REQUIREMENTS:
Copy everything in the data below exactly except the pictures.

DATA SEGMENT:
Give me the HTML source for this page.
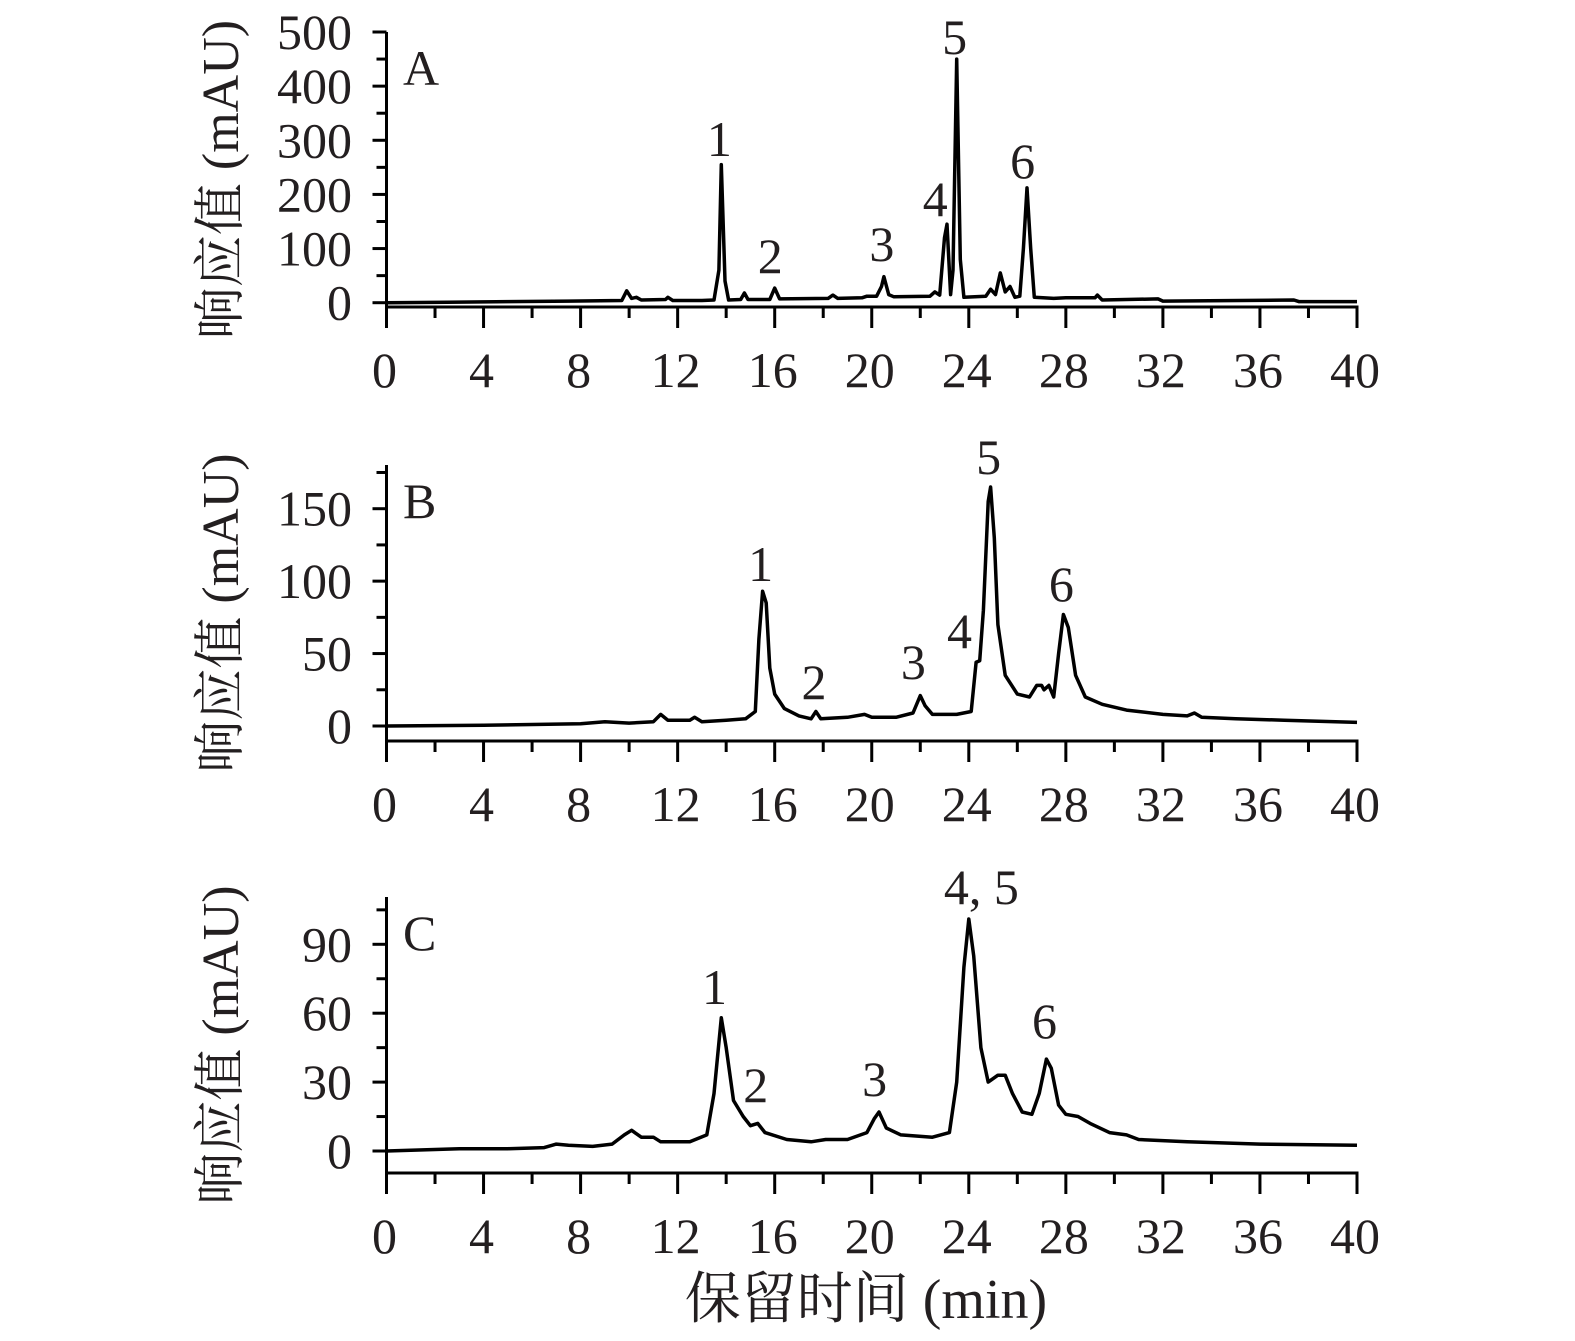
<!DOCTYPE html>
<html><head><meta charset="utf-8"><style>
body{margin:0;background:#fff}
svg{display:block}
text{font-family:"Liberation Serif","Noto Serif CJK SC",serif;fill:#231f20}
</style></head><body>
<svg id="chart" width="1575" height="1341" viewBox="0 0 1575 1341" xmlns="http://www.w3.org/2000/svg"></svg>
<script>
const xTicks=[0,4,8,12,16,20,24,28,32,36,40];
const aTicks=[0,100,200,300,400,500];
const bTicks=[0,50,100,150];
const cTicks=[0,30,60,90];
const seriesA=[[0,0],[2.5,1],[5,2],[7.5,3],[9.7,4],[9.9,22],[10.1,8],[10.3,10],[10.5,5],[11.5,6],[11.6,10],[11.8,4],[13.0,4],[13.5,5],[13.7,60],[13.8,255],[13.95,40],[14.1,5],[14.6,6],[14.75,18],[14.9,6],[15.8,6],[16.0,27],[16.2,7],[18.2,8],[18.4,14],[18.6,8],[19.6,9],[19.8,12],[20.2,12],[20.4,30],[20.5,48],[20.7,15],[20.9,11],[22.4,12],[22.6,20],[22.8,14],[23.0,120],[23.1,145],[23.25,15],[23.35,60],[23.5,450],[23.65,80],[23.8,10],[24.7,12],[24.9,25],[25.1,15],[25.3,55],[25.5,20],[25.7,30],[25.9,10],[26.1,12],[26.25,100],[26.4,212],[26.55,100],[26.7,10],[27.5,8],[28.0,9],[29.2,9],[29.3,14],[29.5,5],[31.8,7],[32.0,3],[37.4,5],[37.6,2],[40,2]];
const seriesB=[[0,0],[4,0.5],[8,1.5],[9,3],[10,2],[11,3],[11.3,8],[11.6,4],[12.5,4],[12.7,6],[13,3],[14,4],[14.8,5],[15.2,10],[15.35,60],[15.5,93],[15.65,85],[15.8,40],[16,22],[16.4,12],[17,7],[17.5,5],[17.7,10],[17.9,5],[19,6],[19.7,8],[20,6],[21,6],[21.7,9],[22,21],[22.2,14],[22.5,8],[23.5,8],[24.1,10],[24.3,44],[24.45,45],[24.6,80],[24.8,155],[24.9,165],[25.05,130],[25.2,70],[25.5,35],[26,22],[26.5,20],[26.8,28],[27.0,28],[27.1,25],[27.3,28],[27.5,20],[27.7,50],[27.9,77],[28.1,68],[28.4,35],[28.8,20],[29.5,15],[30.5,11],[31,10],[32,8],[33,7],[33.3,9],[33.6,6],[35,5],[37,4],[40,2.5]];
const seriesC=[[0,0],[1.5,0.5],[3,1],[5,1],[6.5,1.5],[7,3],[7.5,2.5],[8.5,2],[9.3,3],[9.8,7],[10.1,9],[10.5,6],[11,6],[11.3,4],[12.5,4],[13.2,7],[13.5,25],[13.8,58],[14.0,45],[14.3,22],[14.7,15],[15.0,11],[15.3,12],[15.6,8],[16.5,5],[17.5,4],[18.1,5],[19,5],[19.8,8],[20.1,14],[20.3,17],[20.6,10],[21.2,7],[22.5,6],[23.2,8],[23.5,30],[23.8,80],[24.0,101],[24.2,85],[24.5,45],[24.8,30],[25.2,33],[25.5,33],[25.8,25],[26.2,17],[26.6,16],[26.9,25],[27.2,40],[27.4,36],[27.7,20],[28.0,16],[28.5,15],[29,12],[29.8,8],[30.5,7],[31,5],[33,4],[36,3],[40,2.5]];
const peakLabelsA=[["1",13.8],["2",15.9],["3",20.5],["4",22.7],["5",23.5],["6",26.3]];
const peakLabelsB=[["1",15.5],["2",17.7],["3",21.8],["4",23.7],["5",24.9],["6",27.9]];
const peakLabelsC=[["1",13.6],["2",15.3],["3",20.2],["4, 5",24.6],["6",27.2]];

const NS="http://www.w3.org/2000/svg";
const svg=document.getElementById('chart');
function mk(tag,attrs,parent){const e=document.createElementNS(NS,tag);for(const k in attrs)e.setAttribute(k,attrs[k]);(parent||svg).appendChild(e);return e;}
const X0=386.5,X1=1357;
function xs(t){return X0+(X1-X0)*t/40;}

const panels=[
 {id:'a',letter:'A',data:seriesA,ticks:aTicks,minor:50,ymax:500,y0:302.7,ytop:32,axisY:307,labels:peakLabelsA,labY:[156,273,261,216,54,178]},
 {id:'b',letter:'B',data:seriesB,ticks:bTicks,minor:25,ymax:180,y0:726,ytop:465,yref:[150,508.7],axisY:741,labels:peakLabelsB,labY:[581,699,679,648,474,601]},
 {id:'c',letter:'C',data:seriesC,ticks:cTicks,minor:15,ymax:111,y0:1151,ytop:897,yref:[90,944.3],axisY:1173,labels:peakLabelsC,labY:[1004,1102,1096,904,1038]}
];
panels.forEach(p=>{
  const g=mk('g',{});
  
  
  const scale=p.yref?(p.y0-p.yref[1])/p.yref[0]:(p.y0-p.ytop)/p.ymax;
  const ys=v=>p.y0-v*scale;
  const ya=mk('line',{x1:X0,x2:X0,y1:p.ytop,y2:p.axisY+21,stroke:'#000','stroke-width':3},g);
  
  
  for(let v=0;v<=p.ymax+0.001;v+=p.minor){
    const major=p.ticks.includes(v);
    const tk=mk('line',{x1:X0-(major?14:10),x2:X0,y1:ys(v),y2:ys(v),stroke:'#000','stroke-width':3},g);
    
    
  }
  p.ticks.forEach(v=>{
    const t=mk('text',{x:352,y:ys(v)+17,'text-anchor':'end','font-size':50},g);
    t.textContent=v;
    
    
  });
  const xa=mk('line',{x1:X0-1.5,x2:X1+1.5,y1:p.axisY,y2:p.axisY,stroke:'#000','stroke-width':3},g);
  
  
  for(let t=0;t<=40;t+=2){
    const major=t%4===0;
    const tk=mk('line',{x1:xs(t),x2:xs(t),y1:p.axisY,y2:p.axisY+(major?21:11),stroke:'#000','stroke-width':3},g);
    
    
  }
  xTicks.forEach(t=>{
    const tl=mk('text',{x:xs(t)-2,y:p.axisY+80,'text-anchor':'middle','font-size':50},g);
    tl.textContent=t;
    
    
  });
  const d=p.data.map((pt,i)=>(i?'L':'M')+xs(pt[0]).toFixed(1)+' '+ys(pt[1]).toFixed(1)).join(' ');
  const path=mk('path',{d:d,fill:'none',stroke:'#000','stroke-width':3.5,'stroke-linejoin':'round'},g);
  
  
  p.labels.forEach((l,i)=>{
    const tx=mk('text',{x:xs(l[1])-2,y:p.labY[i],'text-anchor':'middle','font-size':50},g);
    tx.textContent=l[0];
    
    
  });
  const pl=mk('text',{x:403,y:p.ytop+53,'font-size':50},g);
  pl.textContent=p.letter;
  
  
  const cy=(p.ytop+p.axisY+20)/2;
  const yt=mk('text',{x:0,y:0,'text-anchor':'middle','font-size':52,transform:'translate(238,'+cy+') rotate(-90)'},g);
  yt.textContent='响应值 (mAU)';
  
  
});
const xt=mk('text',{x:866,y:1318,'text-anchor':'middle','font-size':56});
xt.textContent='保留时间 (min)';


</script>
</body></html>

RESPONSE TO THIS TASK:
Give me the HTML source for this page.
<!DOCTYPE html>
<html><head><meta charset="utf-8"><style>
body{margin:0;background:#fff}
svg{display:block}
text{font-family:"Liberation Serif","Noto Serif CJK SC",serif;fill:#231f20}
</style></head><body>
<svg id="chart" width="1575" height="1341" viewBox="0 0 1575 1341" xmlns="http://www.w3.org/2000/svg"></svg>
<script>
const xTicks=[0,4,8,12,16,20,24,28,32,36,40];
const aTicks=[0,100,200,300,400,500];
const bTicks=[0,50,100,150];
const cTicks=[0,30,60,90];
const seriesA=[[0,0],[2.5,1],[5,2],[7.5,3],[9.7,4],[9.9,22],[10.1,8],[10.3,10],[10.5,5],[11.5,6],[11.6,10],[11.8,4],[13.0,4],[13.5,5],[13.7,60],[13.8,255],[13.95,40],[14.1,5],[14.6,6],[14.75,18],[14.9,6],[15.8,6],[16.0,27],[16.2,7],[18.2,8],[18.4,14],[18.6,8],[19.6,9],[19.8,12],[20.2,12],[20.4,30],[20.5,48],[20.7,15],[20.9,11],[22.4,12],[22.6,20],[22.8,14],[23.0,120],[23.1,145],[23.25,15],[23.35,60],[23.5,450],[23.65,80],[23.8,10],[24.7,12],[24.9,25],[25.1,15],[25.3,55],[25.5,20],[25.7,30],[25.9,10],[26.1,12],[26.25,100],[26.4,212],[26.55,100],[26.7,10],[27.5,8],[28.0,9],[29.2,9],[29.3,14],[29.5,5],[31.8,7],[32.0,3],[37.4,5],[37.6,2],[40,2]];
const seriesB=[[0,0],[4,0.5],[8,1.5],[9,3],[10,2],[11,3],[11.3,8],[11.6,4],[12.5,4],[12.7,6],[13,3],[14,4],[14.8,5],[15.2,10],[15.35,60],[15.5,93],[15.65,85],[15.8,40],[16,22],[16.4,12],[17,7],[17.5,5],[17.7,10],[17.9,5],[19,6],[19.7,8],[20,6],[21,6],[21.7,9],[22,21],[22.2,14],[22.5,8],[23.5,8],[24.1,10],[24.3,44],[24.45,45],[24.6,80],[24.8,155],[24.9,165],[25.05,130],[25.2,70],[25.5,35],[26,22],[26.5,20],[26.8,28],[27.0,28],[27.1,25],[27.3,28],[27.5,20],[27.7,50],[27.9,77],[28.1,68],[28.4,35],[28.8,20],[29.5,15],[30.5,11],[31,10],[32,8],[33,7],[33.3,9],[33.6,6],[35,5],[37,4],[40,2.5]];
const seriesC=[[0,0],[1.5,0.5],[3,1],[5,1],[6.5,1.5],[7,3],[7.5,2.5],[8.5,2],[9.3,3],[9.8,7],[10.1,9],[10.5,6],[11,6],[11.3,4],[12.5,4],[13.2,7],[13.5,25],[13.8,58],[14.0,45],[14.3,22],[14.7,15],[15.0,11],[15.3,12],[15.6,8],[16.5,5],[17.5,4],[18.1,5],[19,5],[19.8,8],[20.1,14],[20.3,17],[20.6,10],[21.2,7],[22.5,6],[23.2,8],[23.5,30],[23.8,80],[24.0,101],[24.2,85],[24.5,45],[24.8,30],[25.2,33],[25.5,33],[25.8,25],[26.2,17],[26.6,16],[26.9,25],[27.2,40],[27.4,36],[27.7,20],[28.0,16],[28.5,15],[29,12],[29.8,8],[30.5,7],[31,5],[33,4],[36,3],[40,2.5]];
const peakLabelsA=[["1",13.8],["2",15.9],["3",20.5],["4",22.7],["5",23.5],["6",26.3]];
const peakLabelsB=[["1",15.5],["2",17.7],["3",21.8],["4",23.7],["5",24.9],["6",27.9]];
const peakLabelsC=[["1",13.6],["2",15.3],["3",20.2],["4, 5",24.6],["6",27.2]];

const NS="http://www.w3.org/2000/svg";
const svg=document.getElementById('chart');
function mk(tag,attrs,parent){const e=document.createElementNS(NS,tag);for(const k in attrs)e.setAttribute(k,attrs[k]);(parent||svg).appendChild(e);return e;}
const X0=386.5,X1=1357;
function xs(t){return X0+(X1-X0)*t/40;}

const panels=[
 {id:'a',letter:'A',data:seriesA,ticks:aTicks,minor:50,ymax:500,y0:302.7,ytop:32,axisY:307,labels:peakLabelsA,labY:[156,273,261,216,54,178]},
 {id:'b',letter:'B',data:seriesB,ticks:bTicks,minor:25,ymax:180,y0:726,ytop:465,yref:[150,508.7],axisY:741,labels:peakLabelsB,labY:[581,699,679,648,474,601]},
 {id:'c',letter:'C',data:seriesC,ticks:cTicks,minor:15,ymax:111,y0:1151,ytop:897,yref:[90,944.3],axisY:1173,labels:peakLabelsC,labY:[1004,1102,1096,904,1038]}
];
panels.forEach(p=>{
  const g=mk('g',{});
  
  
  const scale=p.yref?(p.y0-p.yref[1])/p.yref[0]:(p.y0-p.ytop)/p.ymax;
  const ys=v=>p.y0-v*scale;
  const ya=mk('line',{x1:X0,x2:X0,y1:p.ytop,y2:p.axisY+21,stroke:'#000','stroke-width':3},g);
  
  
  for(let v=0;v<=p.ymax+0.001;v+=p.minor){
    const major=p.ticks.includes(v);
    const tk=mk('line',{x1:X0-(major?14:10),x2:X0,y1:ys(v),y2:ys(v),stroke:'#000','stroke-width':3},g);
    
    
  }
  p.ticks.forEach(v=>{
    const t=mk('text',{x:352,y:ys(v)+17,'text-anchor':'end','font-size':50},g);
    t.textContent=v;
    
    
  });
  const xa=mk('line',{x1:X0-1.5,x2:X1+1.5,y1:p.axisY,y2:p.axisY,stroke:'#000','stroke-width':3},g);
  
  
  for(let t=0;t<=40;t+=2){
    const major=t%4===0;
    const tk=mk('line',{x1:xs(t),x2:xs(t),y1:p.axisY,y2:p.axisY+(major?21:11),stroke:'#000','stroke-width':3},g);
    
    
  }
  xTicks.forEach(t=>{
    const tl=mk('text',{x:xs(t)-2,y:p.axisY+80,'text-anchor':'middle','font-size':50},g);
    tl.textContent=t;
    
    
  });
  const d=p.data.map((pt,i)=>(i?'L':'M')+xs(pt[0]).toFixed(1)+' '+ys(pt[1]).toFixed(1)).join(' ');
  const path=mk('path',{d:d,fill:'none',stroke:'#000','stroke-width':3.5,'stroke-linejoin':'round'},g);
  
  
  p.labels.forEach((l,i)=>{
    const tx=mk('text',{x:xs(l[1])-2,y:p.labY[i],'text-anchor':'middle','font-size':50},g);
    tx.textContent=l[0];
    
    
  });
  const pl=mk('text',{x:403,y:p.ytop+53,'font-size':50},g);
  pl.textContent=p.letter;
  
  
  const cy=(p.ytop+p.axisY+20)/2;
  const yt=mk('text',{x:0,y:0,'text-anchor':'middle','font-size':52,transform:'translate(238,'+cy+') rotate(-90)'},g);
  yt.textContent='响应值 (mAU)';
  
  
});
const xt=mk('text',{x:866,y:1318,'text-anchor':'middle','font-size':56});
xt.textContent='保留时间 (min)';


</script>
</body></html>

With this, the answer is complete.